# Objective
Quote every line of the data below as it stands, omitting pictures.
• • • •
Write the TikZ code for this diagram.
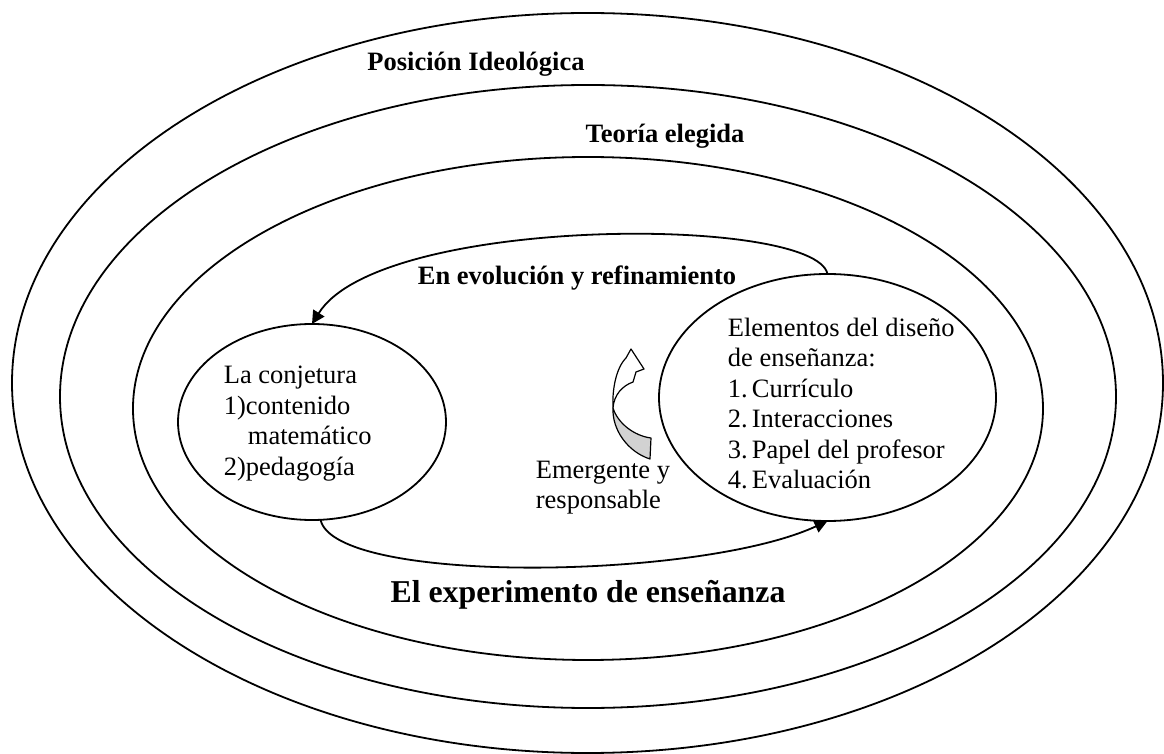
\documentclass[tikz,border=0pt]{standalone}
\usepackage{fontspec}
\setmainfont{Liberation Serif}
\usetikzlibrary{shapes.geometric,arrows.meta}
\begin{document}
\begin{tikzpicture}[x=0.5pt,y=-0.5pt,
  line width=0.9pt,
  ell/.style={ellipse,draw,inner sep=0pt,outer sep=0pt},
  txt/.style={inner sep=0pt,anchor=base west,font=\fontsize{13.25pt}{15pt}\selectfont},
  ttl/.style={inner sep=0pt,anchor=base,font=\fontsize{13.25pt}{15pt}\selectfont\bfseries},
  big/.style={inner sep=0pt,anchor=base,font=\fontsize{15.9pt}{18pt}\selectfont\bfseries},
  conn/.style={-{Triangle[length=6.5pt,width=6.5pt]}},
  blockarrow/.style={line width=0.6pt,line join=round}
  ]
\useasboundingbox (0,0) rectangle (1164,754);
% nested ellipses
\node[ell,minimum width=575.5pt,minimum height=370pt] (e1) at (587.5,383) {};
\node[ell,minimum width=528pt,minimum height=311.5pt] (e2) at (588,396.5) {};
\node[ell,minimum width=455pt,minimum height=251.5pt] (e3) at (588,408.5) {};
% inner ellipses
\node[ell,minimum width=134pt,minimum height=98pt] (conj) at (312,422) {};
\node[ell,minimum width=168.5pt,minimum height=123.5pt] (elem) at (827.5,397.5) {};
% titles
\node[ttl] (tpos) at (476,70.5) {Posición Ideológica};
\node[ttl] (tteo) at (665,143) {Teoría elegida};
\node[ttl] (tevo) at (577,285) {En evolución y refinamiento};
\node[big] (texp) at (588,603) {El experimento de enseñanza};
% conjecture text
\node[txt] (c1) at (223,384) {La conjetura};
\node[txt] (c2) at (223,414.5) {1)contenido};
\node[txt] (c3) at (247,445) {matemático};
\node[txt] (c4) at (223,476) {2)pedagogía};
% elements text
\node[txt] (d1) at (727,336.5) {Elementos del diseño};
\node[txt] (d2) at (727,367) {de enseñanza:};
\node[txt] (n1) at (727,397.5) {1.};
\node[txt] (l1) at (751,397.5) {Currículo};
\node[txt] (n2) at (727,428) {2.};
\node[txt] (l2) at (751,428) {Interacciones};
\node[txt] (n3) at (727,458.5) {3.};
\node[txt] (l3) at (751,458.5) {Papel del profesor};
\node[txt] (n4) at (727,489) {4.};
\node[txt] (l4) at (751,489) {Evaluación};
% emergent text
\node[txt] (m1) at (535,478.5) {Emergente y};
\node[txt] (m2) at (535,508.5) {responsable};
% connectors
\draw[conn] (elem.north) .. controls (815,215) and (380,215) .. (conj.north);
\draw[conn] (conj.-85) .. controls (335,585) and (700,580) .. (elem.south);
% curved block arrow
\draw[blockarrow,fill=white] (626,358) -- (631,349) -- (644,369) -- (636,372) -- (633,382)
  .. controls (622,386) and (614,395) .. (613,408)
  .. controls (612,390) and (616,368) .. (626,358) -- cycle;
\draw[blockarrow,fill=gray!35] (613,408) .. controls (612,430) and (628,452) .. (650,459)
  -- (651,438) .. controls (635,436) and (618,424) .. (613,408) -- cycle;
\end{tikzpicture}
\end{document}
• • • •
# Task solution
Write the TikZ code for this diagram.
\documentclass[tikz,border=0pt]{standalone}
\usepackage{fontspec}
\setmainfont{Liberation Serif}
\usetikzlibrary{shapes.geometric,arrows.meta}
\begin{document}
\begin{tikzpicture}[x=0.5pt,y=-0.5pt,
  line width=0.9pt,
  ell/.style={ellipse,draw,inner sep=0pt,outer sep=0pt},
  txt/.style={inner sep=0pt,anchor=base west,font=\fontsize{13.25pt}{15pt}\selectfont},
  ttl/.style={inner sep=0pt,anchor=base,font=\fontsize{13.25pt}{15pt}\selectfont\bfseries},
  big/.style={inner sep=0pt,anchor=base,font=\fontsize{15.9pt}{18pt}\selectfont\bfseries},
  conn/.style={-{Triangle[length=6.5pt,width=6.5pt]}},
  blockarrow/.style={line width=0.6pt,line join=round}
  ]
\useasboundingbox (0,0) rectangle (1164,754);
% nested ellipses
\node[ell,minimum width=575.5pt,minimum height=370pt] (e1) at (587.5,383) {};
\node[ell,minimum width=528pt,minimum height=311.5pt] (e2) at (588,396.5) {};
\node[ell,minimum width=455pt,minimum height=251.5pt] (e3) at (588,408.5) {};
% inner ellipses
\node[ell,minimum width=134pt,minimum height=98pt] (conj) at (312,422) {};
\node[ell,minimum width=168.5pt,minimum height=123.5pt] (elem) at (827.5,397.5) {};
% titles
\node[ttl] (tpos) at (476,70.5) {Posición Ideológica};
\node[ttl] (tteo) at (665,143) {Teoría elegida};
\node[ttl] (tevo) at (577,285) {En evolución y refinamiento};
\node[big] (texp) at (588,603) {El experimento de enseñanza};
% conjecture text
\node[txt] (c1) at (223,384) {La conjetura};
\node[txt] (c2) at (223,414.5) {1)contenido};
\node[txt] (c3) at (247,445) {matemático};
\node[txt] (c4) at (223,476) {2)pedagogía};
% elements text
\node[txt] (d1) at (727,336.5) {Elementos del diseño};
\node[txt] (d2) at (727,367) {de enseñanza:};
\node[txt] (n1) at (727,397.5) {1.};
\node[txt] (l1) at (751,397.5) {Currículo};
\node[txt] (n2) at (727,428) {2.};
\node[txt] (l2) at (751,428) {Interacciones};
\node[txt] (n3) at (727,458.5) {3.};
\node[txt] (l3) at (751,458.5) {Papel del profesor};
\node[txt] (n4) at (727,489) {4.};
\node[txt] (l4) at (751,489) {Evaluación};
% emergent text
\node[txt] (m1) at (535,478.5) {Emergente y};
\node[txt] (m2) at (535,508.5) {responsable};
% connectors
\draw[conn] (elem.north) .. controls (815,215) and (380,215) .. (conj.north);
\draw[conn] (conj.-85) .. controls (335,585) and (700,580) .. (elem.south);
% curved block arrow
\draw[blockarrow,fill=white] (626,358) -- (631,349) -- (644,369) -- (636,372) -- (633,382)
  .. controls (622,386) and (614,395) .. (613,408)
  .. controls (612,390) and (616,368) .. (626,358) -- cycle;
\draw[blockarrow,fill=gray!35] (613,408) .. controls (612,430) and (628,452) .. (650,459)
  -- (651,438) .. controls (635,436) and (618,424) .. (613,408) -- cycle;
\end{tikzpicture}
\end{document}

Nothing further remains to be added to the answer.